May 27, 2011 at 1:35 pm (Uncategorized) (, , )

I need a word.

Last night I came home, collar up against the icy rain, and found in my letterbox a plump little package. I sat on the floor of my lounge room and tore it open, and into my hands fell a book. When I scanned the index of stories I saw ‘Baskerville Old Face’ by Rijn Collins, a moment before a cheque fluttered out and landed in my lap.

I can’t find a word to describe that feeling.

In my last post I gave details of words in other languages that English doesn’t have a name for. Ever since then I’ve been thinking about other words we lack, and came up with these:

–          When you stumble in the street and then pretend you were just taking a jaunty step

–          The curious discomfort you can feel when a pet watches you shower

–          The two wisps of hair that stick out of your temples like antennae on stressful days

–          The feeling when you’re in a shop and people mistake you for a staff member, especially if it’s of the..ahem…lower end of the quality scale (this happened to me in Dimmey’s once, and perturbed me for days)

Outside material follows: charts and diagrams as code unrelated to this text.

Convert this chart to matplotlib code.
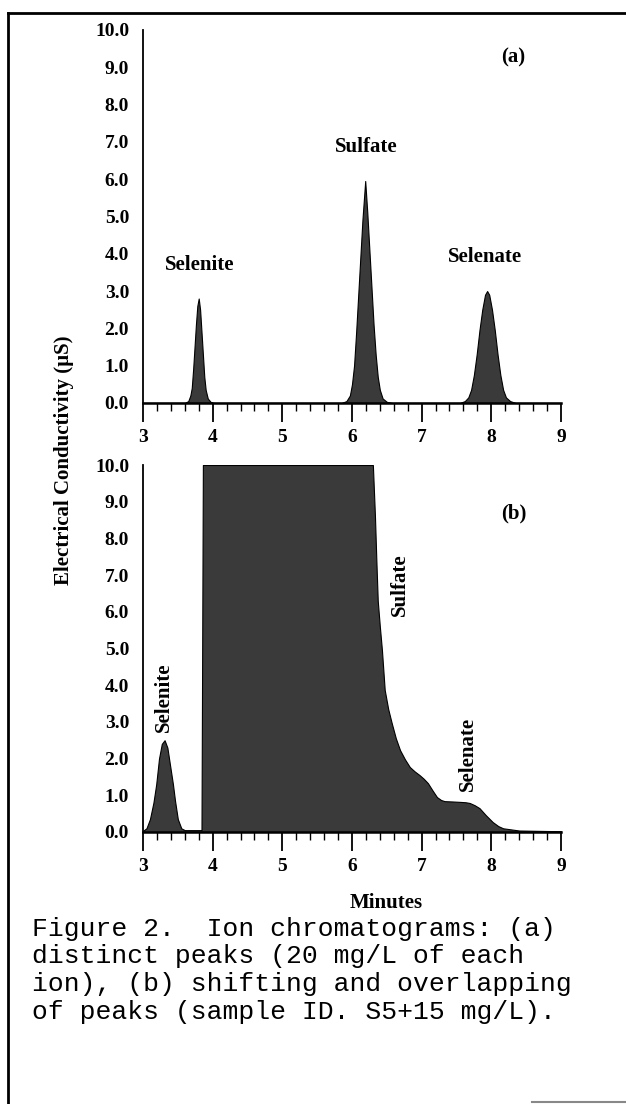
import matplotlib
matplotlib.use('Agg')
from matplotlib import pyplot as plt
from matplotlib.lines import Line2D
from matplotlib.ticker import MultipleLocator

# (a) distinct peaks, 20 mg/L of each ion
time_a = [3.00, 3.60, 3.65, 3.68, 3.70, 3.72, 3.74, 3.76, 3.78, 3.80, 3.82, 3.84, 3.86, 3.88, 3.90,
          3.93, 3.97, 4.02,
          5.85, 5.92, 5.97, 6.00, 6.03, 6.06, 6.09, 6.12, 6.15, 6.19, 6.22, 6.25, 6.28, 6.31, 6.34,
          6.37, 6.40, 6.44, 6.50, 6.58,
          7.55, 7.62, 7.67, 7.71, 7.75, 7.79, 7.83, 7.87, 7.91, 7.94, 7.97, 8.01, 8.05, 8.09, 8.13,
          8.17, 8.21, 8.27, 8.35, 9.00]
cond_a = [0.0, 0.0, 0.05, 0.2, 0.4, 0.9, 1.5, 2.1, 2.6, 2.8, 2.5, 1.9, 1.3, 0.7, 0.35,
          0.12, 0.03, 0.0,
          0.0, 0.05, 0.2, 0.5, 1.0, 1.9, 2.9, 3.9, 4.9, 5.95, 5.1, 4.1, 3.1, 2.1, 1.3,
          0.7, 0.35, 0.12, 0.03, 0.0,
          0.0, 0.05, 0.15, 0.35, 0.75, 1.3, 1.95, 2.5, 2.9, 3.0, 2.9, 2.5, 1.95, 1.3, 0.75,
          0.35, 0.15, 0.05, 0.0, 0.0]

# (b) shifting and overlapping peaks, sample S5+15 mg/L (sulfate is off scale)
time_b = [3.00, 3.05, 3.10, 3.15, 3.19, 3.23, 3.27, 3.31, 3.35, 3.39, 3.43, 3.46, 3.50, 3.55, 3.60,
          3.84, 3.86, 6.30, 6.33, 6.35, 6.37, 6.40, 6.43, 6.47, 6.52, 6.57, 6.63, 6.69, 6.76, 6.83,
          6.90, 6.97, 7.03, 7.09, 7.16, 7.22, 7.28, 7.33, 7.45, 7.55, 7.63, 7.69, 7.76, 7.83, 7.92,
          8.02, 8.10, 8.17, 8.40, 9.00]
cond_b = [0.03, 0.1, 0.35, 0.8, 1.3, 2.0, 2.4, 2.5, 2.3, 1.8, 1.3, 0.85, 0.35, 0.1, 0.05,
          0.05, 10.0, 10.0, 8.6, 7.4, 6.3, 5.6, 4.96, 3.87, 3.35, 2.97, 2.55, 2.23, 1.98, 1.77,
          1.65, 1.55, 1.45, 1.33, 1.12, 0.95, 0.87, 0.84, 0.83, 0.82, 0.81, 0.79, 0.73, 0.65, 0.46,
          0.27, 0.16, 0.10, 0.04, 0.02]

yticks = [0, 1, 2, 3, 4, 5, 6, 7, 8, 9, 10]
xticks = [3, 4, 5, 6, 7, 8, 9]

# labels: (text, time, conductivity, rotation)
labels_a = [('Selenite', 3.82, 3.7, 0), ('Sulfate', 6.2, 6.86, 0),
            ('Selenate', 7.91, 3.91, 0), ('(a)', 8.32, 9.27, 0)]
labels_b = [('Selenite', 3.30, 3.68, 90), ('Sulfate', 6.69, 6.73, 90),
            ('Selenate', 7.67, 2.12, 90), ('(b)', 8.32, 8.69, 0)]

caption = ['Figure 2.  Ion chromatograms: (a)',
           'distinct peaks (20 mg/L of each',
           'ion), (b) shifting and overlapping',
           'of peaks (sample ID. S5+15 mg/L).']

serif = 'Liberation Serif'
fs = 14
fs_lab = 15
fill_color = '#3a3a3a'

fig = plt.figure(figsize=(6.26, 11.04), dpi=100)
ax_a = fig.add_axes([0.2284, 0.6350, 0.6677, 0.3379])
ax_b = fig.add_axes([0.2284, 0.2464, 0.6677, 0.3324])

for ax, t, c, labs in [(ax_a, time_a, cond_a, labels_a), (ax_b, time_b, cond_b, labels_b)]:
    ax.fill_between(t, c, 0, color=fill_color, edgecolor='black', linewidth=0.8)
    ax.set_xlim(3, 9)
    ax.set_ylim(0, 10)
    ax.spines['top'].set_visible(False)
    ax.spines['right'].set_visible(False)
    ax.spines['left'].set_linewidth(1.3)
    ax.spines['bottom'].set_linewidth(1.8)
    ax.set_xticks(xticks)
    ax.set_xticklabels([str(v) for v in xticks], fontfamily=serif, fontweight='bold', fontsize=fs)
    ax.set_yticks(yticks)
    ax.set_yticklabels(['%.1f' % v for v in yticks], fontfamily=serif, fontweight='bold', fontsize=fs)
    ax.xaxis.set_minor_locator(MultipleLocator(0.2))
    ax.tick_params(axis='x', which='major', direction='out', length=14, width=1.3, pad=5)
    ax.tick_params(axis='x', which='minor', direction='out', length=6, width=1.0)
    ax.tick_params(axis='y', which='both', length=0, pad=10)
    for txt, x, y, rot in labs:
        ax.text(x, y, txt, rotation=rot, ha='center', va='center',
                fontfamily=serif, fontweight='bold', fontsize=fs_lab)

fig.text(0.102, 0.583, 'Electrical Conductivity (\u00b5S)', rotation=90, ha='center', va='center',
         fontfamily=serif, fontweight='bold', fontsize=fs_lab)
fig.text(0.617, 1 - 903 / 1104, 'Minutes', ha='center', va='center',
         fontfamily=serif, fontweight='bold', fontsize=fs_lab)

for i, line in enumerate(caption):
    fig.text(32 / 626, 1 - (929 + 27.5 * i) / 1104, line, ha='left', va='center',
             fontfamily='Liberation Mono', fontsize=19)

# page border
fig.add_artist(Line2D([8 / 626, 8 / 626], [0, 1 - 13 / 1104], color='black', linewidth=2))
fig.add_artist(Line2D([8 / 626, 1], [1 - 13 / 1104, 1 - 13 / 1104], color='black', linewidth=2))
fig.add_artist(Line2D([532 / 626, 1], [2 / 1104, 2 / 1104], color='#888888', linewidth=1.5))

fig.savefig('out.png', dpi=100)
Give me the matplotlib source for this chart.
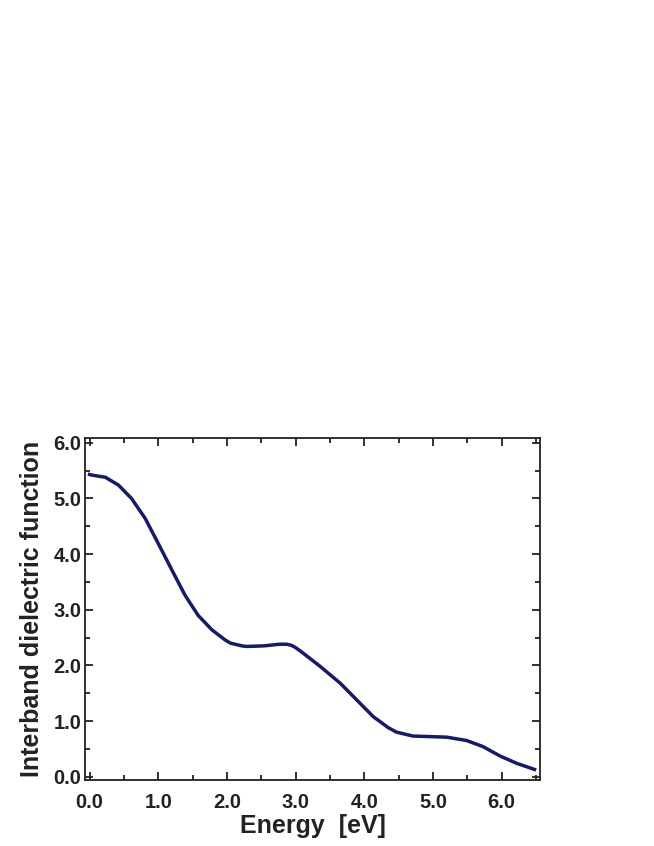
import numpy as np
import matplotlib
matplotlib.use('Agg')
import matplotlib.pyplot as plt
from matplotlib.ticker import MultipleLocator

# values
energy = [0.0, 0.03, 0.23, 0.42, 0.61, 0.81, 1.00, 1.20, 1.39, 1.58, 1.78, 1.97,
          2.05, 2.22, 2.29, 2.53, 2.77, 2.87, 2.94, 3.0, 3.11, 3.36, 3.65, 3.89,
          4.13, 4.23, 4.35, 4.47, 4.71, 4.96, 5.20, 5.49, 5.73, 5.98, 6.22, 6.48]
eps_inter = [5.43, 5.42, 5.38, 5.24, 5.00, 4.64, 4.19, 3.71, 3.26, 2.90, 2.64, 2.46,
             2.40, 2.35, 2.34, 2.35, 2.38, 2.38, 2.36, 2.32, 2.22, 1.98, 1.68, 1.38,
             1.08, 0.99, 0.88, 0.80, 0.73, 0.72, 0.71, 0.65, 0.54, 0.37, 0.24, 0.13]

x_ticks = [0.0, 1.0, 2.0, 3.0, 4.0, 5.0, 6.0]
y_ticks = [0.0, 1.0, 2.0, 3.0, 4.0, 5.0, 6.0]

plt.rcParams['font.family'] = ['Liberation Sans', 'DejaVu Sans']
plt.rcParams['font.weight'] = 'bold'

fig = plt.figure(figsize=(6.54, 8.46), dpi=100)
ax = fig.add_axes([0.1307, 0.078, 0.695, 0.4039])

ax.plot(energy, eps_inter, color='#161a6a', lw=2.5, solid_joinstyle='round')

ax.set_xlim(-0.06, 6.56)
ax.set_ylim(-0.06, 6.08)
ax.set_xticks(x_ticks)
ax.set_yticks(y_ticks)
ax.set_xticklabels([f'{v:.1f}' for v in x_ticks])
ax.set_yticklabels([f'{v:.1f}' for v in y_ticks])
ax.xaxis.set_minor_locator(MultipleLocator(0.5))
ax.yaxis.set_minor_locator(MultipleLocator(0.5))
ax.tick_params(which='both', direction='in', top=True, right=True, width=1.3,
               labelsize=14.5, colors='#222222')
ax.tick_params(which='major', length=6)
ax.tick_params(which='minor', length=3.5)
ax.tick_params(axis='x', pad=9)
ax.tick_params(axis='y', pad=3)
for s in ax.spines.values():
    s.set_linewidth(1.3)
    s.set_color('#222222')

ax.set_xlabel('Energy  [eV]', fontsize=18, fontweight='bold', color='#222222', labelpad=2)
ax.set_ylabel('Interband dielectric function', fontsize=18, fontweight='bold',
              color='#222222', labelpad=7)

fig.savefig('out.png', dpi=100)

–          The deliciousness of walking the streets of a foreign city and realising that absolutely no-one in the world knows where you are at that precise moment

–          The exact sensation of having your head massaged by one of those amazing orgasmatrons you find in novelty shops

–          The face you make when you check yourself out in the mirror (everyone has one, and it’s always the same expression – take note next time you do it)

–          The shuffle you make from the bathroom to the bedroom, wrapped in a towel, trying to stay in your neighbour’s blind spot because you’re too lazy to pull down the blinds

–          The food you keep in your fridge that’s aeons past its use-by date but you can’t throw out because of nostalgic value (I still have a jar of gherkins that a Swiss boyfriend cooked me raclette with over two years ago)

–          The realisation that you’ve been calling your colleague the wrong name for the last two months and they’ve been too embarrassed to correct you

–          Saving the last skerrick of food on your plate because it’s the most delicious, only to have your partner take it because they think you don’t want it

–          The intense desire to spear someone with your fork because of the above

 And if I can add one more…sitting down at my computer, as I did this morning, to find another email from a publisher saying yes, yes, we found your story intriguing, we’d love to publish it  (check out the wonderful folks at Metazen and all their inky glory – my story is coming soon).

I can think of euphoric, blissful, thrilled, jubilant…but you know, I’m not sure any of them can quite capture this feeling.

If you’re a Douglas Adams fan (of The Hitchhiker’s Guide to the Galaxy fame), take a look at his list of words that are missing from English in  The Meaning of Liff.